In a kinematic drawing, motion is represented using arrows, dashed lines, and symbols to show the direction, type, and path of movement of different parts. These drawings explain how the parts in a mechanism move relative to each other, such as rotation, sliding, oscillation, or translation.

To make the motion clear, different types of arrows are used—curved arrows for rotation, straight arrows for linear motion, and circular paths for revolutions. Kinematic drawings help engineers visualize and analyze the working of machines without focusing on exact dimensions.

Detailed Explanation:

Representing motion in a kinematic drawing

In mechanical engineering, kinematics is the study of motion without considering the forces that cause it. A kinematic drawing is a simplified technical sketch that shows how parts of a mechanism move. These drawings are very useful in designing and analyzing machines like engines, linkages, cams, gears, and robotic arms.

The main purpose of a kinematic drawing is to show the movement clearly. It focuses on motion paths, connections, and interactions between the parts, rather than their size or shape. To do this effectively, engineers use a set of standard notations and graphical methods.

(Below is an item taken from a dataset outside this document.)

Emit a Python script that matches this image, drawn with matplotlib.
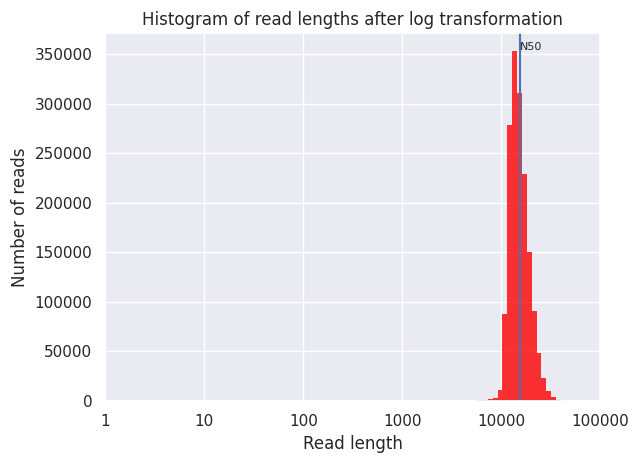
import numpy as np
import matplotlib
matplotlib.use("Agg")
import matplotlib.pyplot as plt
import seaborn as sns

# log10 read length bin edges and read counts per bin
bin_edges = [3.6684, 3.7177, 3.7670, 3.8163, 3.8656, 3.9149, 3.9642, 4.0135,
             4.0628, 4.1121, 4.1614, 4.2107, 4.2600, 4.3093, 4.3586, 4.4079,
             4.4572, 4.5065, 4.5558, 4.6051]
counts = [300, 400, 1000, 1200, 1500, 3000, 11100, 87750, 278400, 353500,
          311000, 229000, 150600, 90800, 48700, 23500, 10400, 4300, 1000]
n50 = 15500
tick_labels = ["1", "10", "100", "1000", "10000", "100000"]


def main():
    sns.set_theme(style="darkgrid")
    fig, ax = plt.subplots(figsize=(6.39, 4.63), dpi=100)

    ax.hist(bin_edges[:-1], bins=bin_edges, weights=counts,
            color="red", alpha=0.8, linewidth=0, edgecolor="none")
    ax.axvline(np.log10(n50), color="#4c72b0", linewidth=1.5)
    ax.set_xlim(0, 5)
    ymax = ax.get_ylim()[1]
    ax.annotate("N50", xy=(np.log10(n50), ymax * 0.955), fontsize=8)

    ax.set_xticks(range(len(tick_labels)))
    ax.set_xticklabels(tick_labels)
    ax.set_xlabel("Read length")
    ax.set_ylabel("Number of reads")
    ax.set_title("Histogram of read lengths after log transformation")

    fig.subplots_adjust(left=0.165, right=0.939, top=0.928, bottom=0.134)
    fig.savefig("out.png", dpi=100)
    plt.close(fig)


if __name__ == "__main__":
    main()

How motion is shown in kinematic drawings

Arrows to show direction

Straight arrows are used to show linear or translational motion.
Curved arrows indicate rotational motion about a pivot or shaft.
The size and thickness of the arrow may suggest speed or importance.
Arrowheads point in the direction of movement.

Symbols for joints and links

Pins, sliders, cranks, and rockers are shown with simple shapes like lines and circles.
Symbols for revolute joints, prismatic joints, and cam followers help identify motion type.
Joints are marked clearly to show which parts are connected and how they move.

Path of motion

Dashed or dotted lines may be used to show the path traced by a point on a moving part.
This is helpful in showing circular or oscillating paths.
For example, in a crank-slider mechanism, a dashed circle may show the crank rotation, and a straight path may show piston movement.

Link numbers or labels

Each part or link in the mechanism is numbered or labeled (e.g., Link 1, Link 2).
This helps in motion analysis using methods like Grashof’s law or vector diagrams.

Velocity and acceleration vectors

Sometimes, velocity arrows and acceleration arrows are added for more advanced motion analysis.
These are typically drawn at specific points and labeled with v or a.
Direction of these vectors gives information about how fast and in what direction a point is moving.

Instantaneous center of rotation (ICR)

In more detailed kinematic studies, the ICR or pole is marked, especially in mechanisms with complex motion.
This helps in calculating relative motion between parts.

Examples of motion representation

In a four-bar linkage, the crank rotation is shown with a curved arrow, the coupler link has arrows showing its back-and-forth motion, and the rocker shows oscillating movement.
In a cam-follower system, the cam rotates (curved arrow), and the follower moves up and down (straight arrow).
In a slider-crank mechanism, one link rotates (crank), one slides (piston), and one connects the two (connecting rod) with arrows for each motion.

Importance of motion representation in kinematics

Helps in visualizing complex mechanical systems
Supports design of smooth and functional mechanisms
Useful for animation, simulation, and mechanism testing
Assists in troubleshooting motion problems
Lays the foundation for further analysis in dynamics and force study

Conclusion:

Motion in a kinematic drawing is represented using arrows, dashed lines, symbols, and paths to show how different parts of a mechanism move. These visual tools make it easy to understand the direction and type of motion, such as rotation, sliding, or oscillation. Kinematic drawings focus on movement rather than exact size, helping engineers analyze and improve mechanical designs effectively and clearly.